Obviamente la descripción de semejante panorama dulcificado no le sirve al autor más que para pasar, inmediatamente, a una crítica de esta nueva economía, informada de los bajones sucesivos acontecidos desde abril de 2000. Desde entonces las generosas previsiones no han hecho más que desmentirse –aumento del desempleo, posibilidad de deflación, amenaza de desfonde de bolsas, ...–, agravadas tras los atentados del 11-S, los casos de corrupción de Enron o WorldCom y la derivada de sus auditores. Efectivamente el desenmascaramiento de técnicas de maquillaje de la contabilidad, o contabilidad creativa –procedimiento más bien propio del sector público–, en empresas privadas, ha menguado la confianza de los ciudadanos en empresas y ejecutivos –¿rebelión de las élites?–, desacreditando a bancos de inversión y auditores, y provocando, en fin, el regreso del nacionalismo económico y de un keynesianismo de nuevo cuño. Inversión del casi 5% del PIB en EEUU, acompañado por una reducción del precio del dinero; puesta en cuestión del Pacto de estabilidad en Europa; ensimismamiento del comercio mundial; indican una modulación en la esfera económica no muy acorde la verdad con el supuesto proceso desatado de la globalización neoliberal. La vinculación o misma identidad de empresarios corruptos y componentes de la Administración Bush tratan de señalar el hilo, o así lo parece, que une –según el viejo concepto de complejo industrial militar– neoliberalismo y keynesianismo de derechas en un grupo de individuos rapaces, adueñados momentáneamente del mundo. Si nuestra interpretación fuese errónea ¿cabría hablar de dos adversarios diferenciados removiéndose en el seno de la política económica estadounidense? La permanencia de Greeenspan acaso refutaría tal hipótesis...

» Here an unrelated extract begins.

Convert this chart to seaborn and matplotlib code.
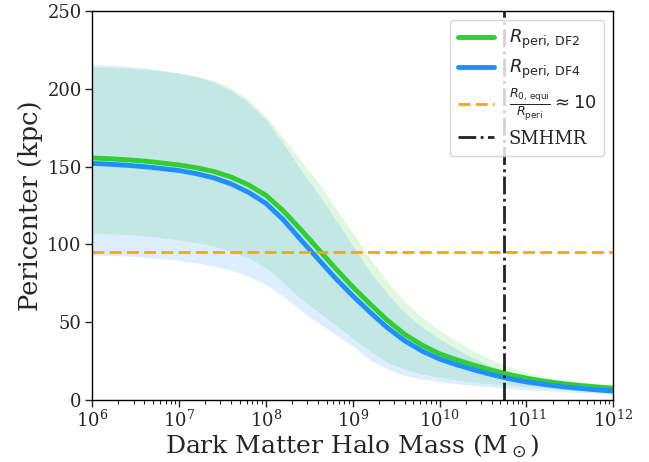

¿Hasta qué punto se trata de alcanzar una igualdad de resultados en claro conflicto con la dinámica liberal? ¿Supone la globalización económica neoliberal un retroceso de la igualdad de oportunidades, de las mismas libertades? Estas son las preguntas a las que pretenden dar respuesta los partidarios del capitalismo social entre los que podría adscribirse nuestro autor. La anomalía de la actual política yanqui, al solapar al ejercicio económico prácticas intervensionistas que agudizan en todo caso aún más las desigualdades, parece sin embargo enturbiar sus análisis.